## WHAT TO WORK ON
Copy nothing but the stretch that opens with the line containing "Convert this screenshot to HTML." and closes with the line containing "and gender distribution</text>". Keep pictures out.

• • • •

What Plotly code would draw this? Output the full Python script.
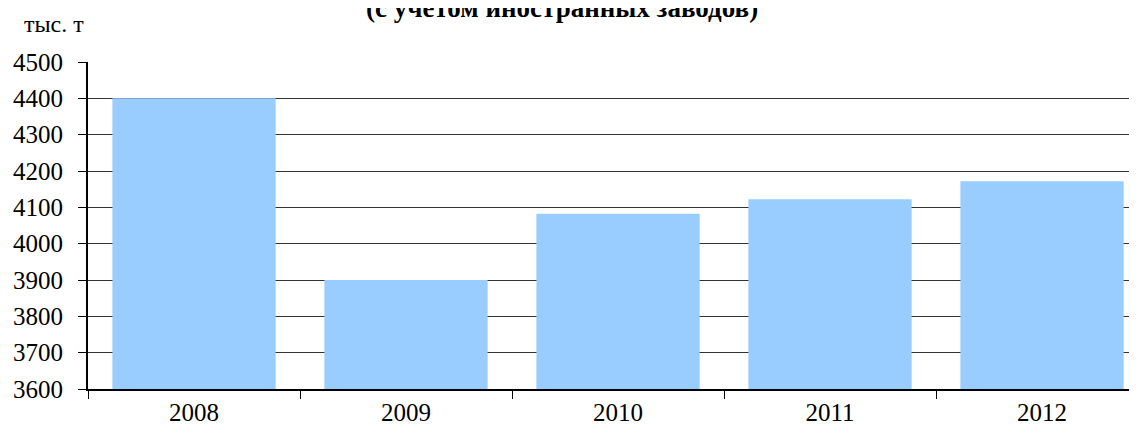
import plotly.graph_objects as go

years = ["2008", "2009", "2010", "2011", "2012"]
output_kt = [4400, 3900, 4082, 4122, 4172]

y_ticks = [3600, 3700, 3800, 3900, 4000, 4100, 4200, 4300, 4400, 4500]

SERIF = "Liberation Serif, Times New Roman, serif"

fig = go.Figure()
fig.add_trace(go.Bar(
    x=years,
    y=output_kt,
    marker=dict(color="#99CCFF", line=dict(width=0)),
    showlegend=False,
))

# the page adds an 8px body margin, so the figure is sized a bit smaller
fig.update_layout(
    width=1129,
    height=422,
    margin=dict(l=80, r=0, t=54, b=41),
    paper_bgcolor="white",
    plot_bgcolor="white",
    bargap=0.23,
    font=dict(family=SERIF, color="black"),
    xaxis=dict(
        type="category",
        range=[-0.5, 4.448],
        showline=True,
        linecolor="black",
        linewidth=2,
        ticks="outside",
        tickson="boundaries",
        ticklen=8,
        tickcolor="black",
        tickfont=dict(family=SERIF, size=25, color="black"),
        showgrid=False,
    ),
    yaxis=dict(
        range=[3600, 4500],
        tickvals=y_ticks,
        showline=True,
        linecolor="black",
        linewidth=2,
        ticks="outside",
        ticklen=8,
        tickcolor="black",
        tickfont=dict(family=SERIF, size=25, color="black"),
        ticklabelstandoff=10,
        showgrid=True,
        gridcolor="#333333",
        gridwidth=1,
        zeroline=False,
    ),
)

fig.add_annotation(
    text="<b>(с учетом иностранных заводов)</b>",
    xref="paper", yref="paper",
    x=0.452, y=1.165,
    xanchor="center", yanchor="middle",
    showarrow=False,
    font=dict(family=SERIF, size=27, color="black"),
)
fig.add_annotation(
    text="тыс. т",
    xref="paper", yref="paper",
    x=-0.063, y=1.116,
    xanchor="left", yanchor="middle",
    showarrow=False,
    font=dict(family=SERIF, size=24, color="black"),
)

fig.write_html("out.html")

• • • •

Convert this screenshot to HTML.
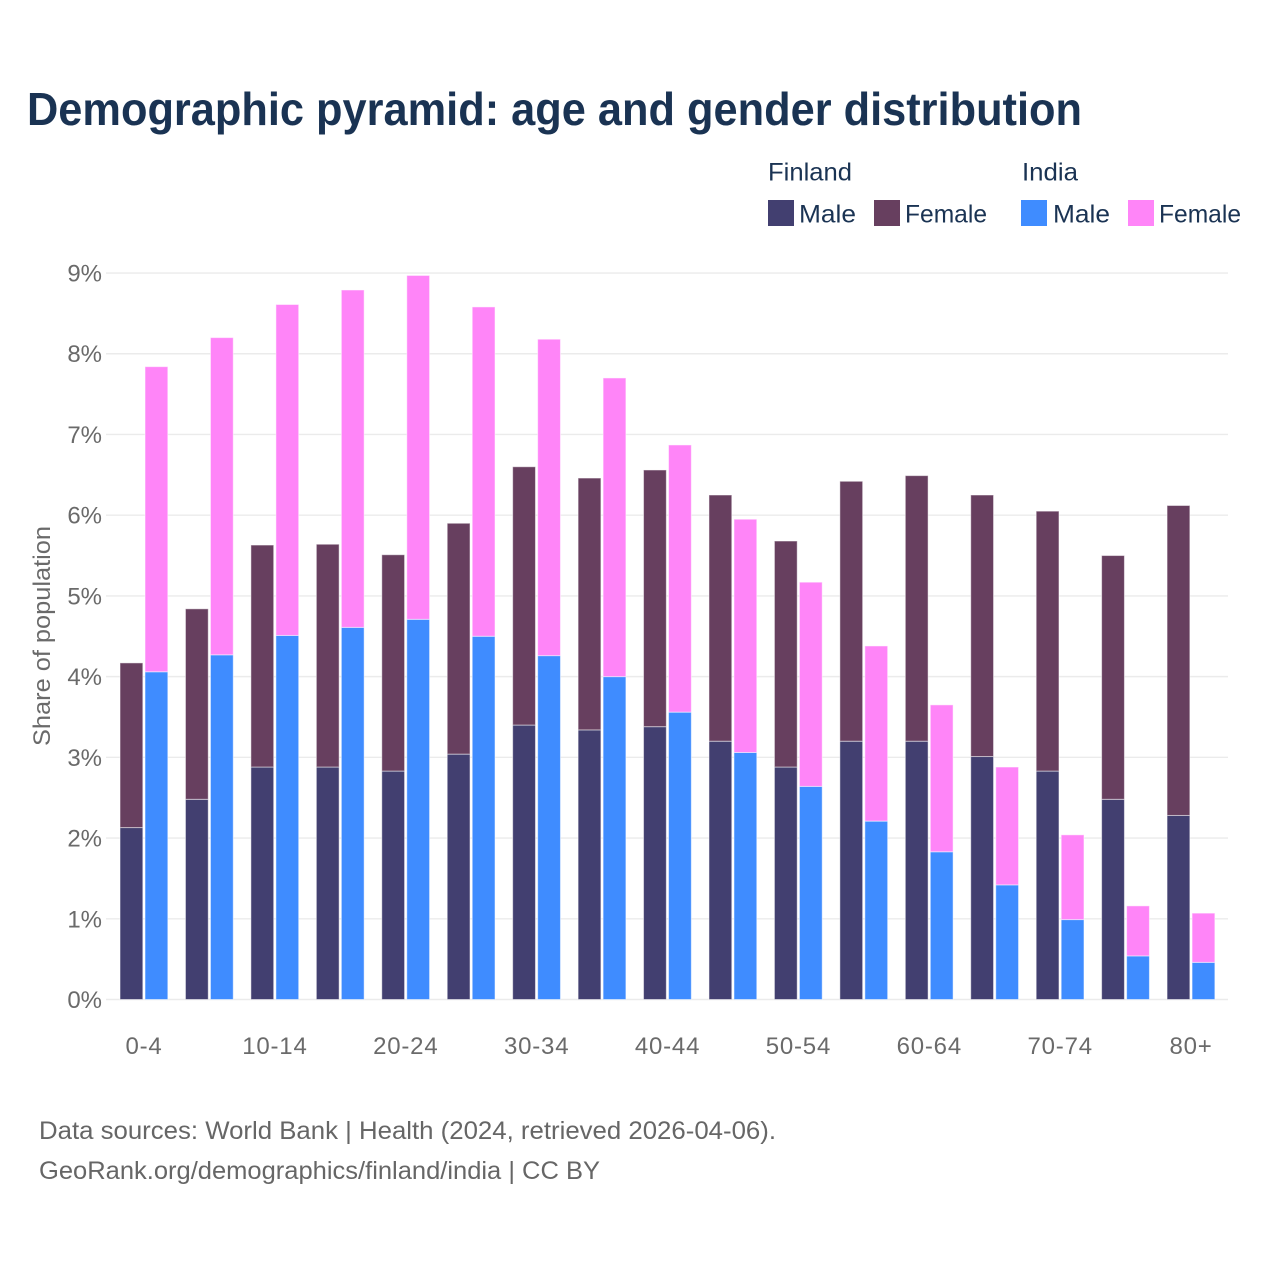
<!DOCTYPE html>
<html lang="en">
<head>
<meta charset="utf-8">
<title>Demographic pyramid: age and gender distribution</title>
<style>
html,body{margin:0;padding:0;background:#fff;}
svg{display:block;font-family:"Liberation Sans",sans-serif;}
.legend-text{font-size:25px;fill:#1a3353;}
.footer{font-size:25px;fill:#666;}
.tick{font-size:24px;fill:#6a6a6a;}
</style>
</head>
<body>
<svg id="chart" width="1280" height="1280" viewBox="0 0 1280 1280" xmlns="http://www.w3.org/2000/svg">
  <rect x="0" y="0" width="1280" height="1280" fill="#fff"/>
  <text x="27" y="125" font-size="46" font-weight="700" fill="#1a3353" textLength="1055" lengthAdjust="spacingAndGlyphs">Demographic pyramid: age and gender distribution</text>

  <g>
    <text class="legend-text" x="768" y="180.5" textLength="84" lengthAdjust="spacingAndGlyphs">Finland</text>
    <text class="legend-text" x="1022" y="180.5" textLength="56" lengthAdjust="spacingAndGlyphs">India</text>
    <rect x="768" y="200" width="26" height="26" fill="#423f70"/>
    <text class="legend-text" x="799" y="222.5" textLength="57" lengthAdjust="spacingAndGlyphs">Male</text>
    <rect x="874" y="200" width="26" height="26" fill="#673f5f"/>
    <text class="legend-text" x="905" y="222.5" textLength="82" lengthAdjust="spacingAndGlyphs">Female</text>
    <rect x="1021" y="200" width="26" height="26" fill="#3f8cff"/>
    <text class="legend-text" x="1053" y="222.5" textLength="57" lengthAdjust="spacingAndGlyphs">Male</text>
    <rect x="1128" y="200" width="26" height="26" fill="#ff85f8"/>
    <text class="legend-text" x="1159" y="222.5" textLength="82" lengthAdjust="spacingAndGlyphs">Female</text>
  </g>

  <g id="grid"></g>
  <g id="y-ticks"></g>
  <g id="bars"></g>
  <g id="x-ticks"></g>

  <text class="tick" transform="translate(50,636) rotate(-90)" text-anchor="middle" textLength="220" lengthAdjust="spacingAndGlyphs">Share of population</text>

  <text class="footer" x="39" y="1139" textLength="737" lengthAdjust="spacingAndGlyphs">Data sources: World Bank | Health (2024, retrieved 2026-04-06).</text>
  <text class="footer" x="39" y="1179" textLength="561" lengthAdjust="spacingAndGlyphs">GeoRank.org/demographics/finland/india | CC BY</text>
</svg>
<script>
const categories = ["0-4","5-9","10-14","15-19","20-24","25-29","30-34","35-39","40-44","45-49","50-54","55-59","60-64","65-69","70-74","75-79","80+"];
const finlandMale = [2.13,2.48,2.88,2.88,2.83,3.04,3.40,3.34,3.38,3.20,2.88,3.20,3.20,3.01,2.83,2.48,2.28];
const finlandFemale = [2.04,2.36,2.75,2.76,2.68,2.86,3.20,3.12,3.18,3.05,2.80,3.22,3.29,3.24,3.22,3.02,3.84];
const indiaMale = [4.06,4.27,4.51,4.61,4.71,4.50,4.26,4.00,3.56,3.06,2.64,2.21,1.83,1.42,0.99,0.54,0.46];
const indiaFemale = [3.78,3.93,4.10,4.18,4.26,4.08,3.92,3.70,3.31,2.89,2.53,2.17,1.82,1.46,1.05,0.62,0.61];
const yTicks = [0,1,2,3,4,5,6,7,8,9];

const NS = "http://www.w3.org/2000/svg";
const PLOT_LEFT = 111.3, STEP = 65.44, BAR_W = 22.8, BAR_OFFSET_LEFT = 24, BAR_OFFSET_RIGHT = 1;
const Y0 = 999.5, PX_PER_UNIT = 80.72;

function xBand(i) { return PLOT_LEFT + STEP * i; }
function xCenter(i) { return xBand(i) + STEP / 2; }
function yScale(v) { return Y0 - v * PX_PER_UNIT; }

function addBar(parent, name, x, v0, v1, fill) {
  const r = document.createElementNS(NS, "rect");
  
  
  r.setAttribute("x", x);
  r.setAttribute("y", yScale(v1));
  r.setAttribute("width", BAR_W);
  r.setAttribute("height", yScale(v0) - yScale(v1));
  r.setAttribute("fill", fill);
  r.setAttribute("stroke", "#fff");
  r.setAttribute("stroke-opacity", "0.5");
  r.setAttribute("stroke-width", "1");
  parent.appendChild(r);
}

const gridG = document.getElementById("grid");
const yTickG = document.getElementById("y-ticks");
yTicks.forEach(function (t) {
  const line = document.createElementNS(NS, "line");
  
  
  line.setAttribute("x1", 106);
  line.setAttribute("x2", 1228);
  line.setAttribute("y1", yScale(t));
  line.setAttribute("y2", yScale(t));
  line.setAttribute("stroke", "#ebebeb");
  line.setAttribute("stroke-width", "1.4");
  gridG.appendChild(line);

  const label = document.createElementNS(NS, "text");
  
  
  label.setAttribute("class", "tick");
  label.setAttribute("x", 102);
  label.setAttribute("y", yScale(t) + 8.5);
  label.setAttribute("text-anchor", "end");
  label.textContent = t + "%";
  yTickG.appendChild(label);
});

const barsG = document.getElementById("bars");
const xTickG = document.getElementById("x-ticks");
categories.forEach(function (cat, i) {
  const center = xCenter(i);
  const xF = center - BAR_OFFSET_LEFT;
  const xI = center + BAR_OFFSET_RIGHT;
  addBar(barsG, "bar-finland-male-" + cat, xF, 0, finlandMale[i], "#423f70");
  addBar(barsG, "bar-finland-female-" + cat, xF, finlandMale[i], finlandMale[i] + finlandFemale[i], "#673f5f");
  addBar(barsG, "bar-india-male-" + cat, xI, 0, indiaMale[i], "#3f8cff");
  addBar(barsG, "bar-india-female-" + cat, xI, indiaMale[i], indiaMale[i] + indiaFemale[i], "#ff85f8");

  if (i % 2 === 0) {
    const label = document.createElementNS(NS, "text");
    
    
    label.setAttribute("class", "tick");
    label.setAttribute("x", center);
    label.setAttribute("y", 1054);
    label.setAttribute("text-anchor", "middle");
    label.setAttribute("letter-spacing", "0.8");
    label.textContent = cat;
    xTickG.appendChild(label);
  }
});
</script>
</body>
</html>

• • • •

## RESULT OF THIS TASK
Convert this screenshot to HTML.
<!DOCTYPE html>
<html lang="en">
<head>
<meta charset="utf-8">
<title>Demographic pyramid: age and gender distribution</title>
<style>
html,body{margin:0;padding:0;background:#fff;}
svg{display:block;font-family:"Liberation Sans",sans-serif;}
.legend-text{font-size:25px;fill:#1a3353;}
.footer{font-size:25px;fill:#666;}
.tick{font-size:24px;fill:#6a6a6a;}
</style>
</head>
<body>
<svg id="chart" width="1280" height="1280" viewBox="0 0 1280 1280" xmlns="http://www.w3.org/2000/svg">
  <rect x="0" y="0" width="1280" height="1280" fill="#fff"/>
  <text x="27" y="125" font-size="46" font-weight="700" fill="#1a3353" textLength="1055" lengthAdjust="spacingAndGlyphs">Demographic pyramid: age and gender distribution</text>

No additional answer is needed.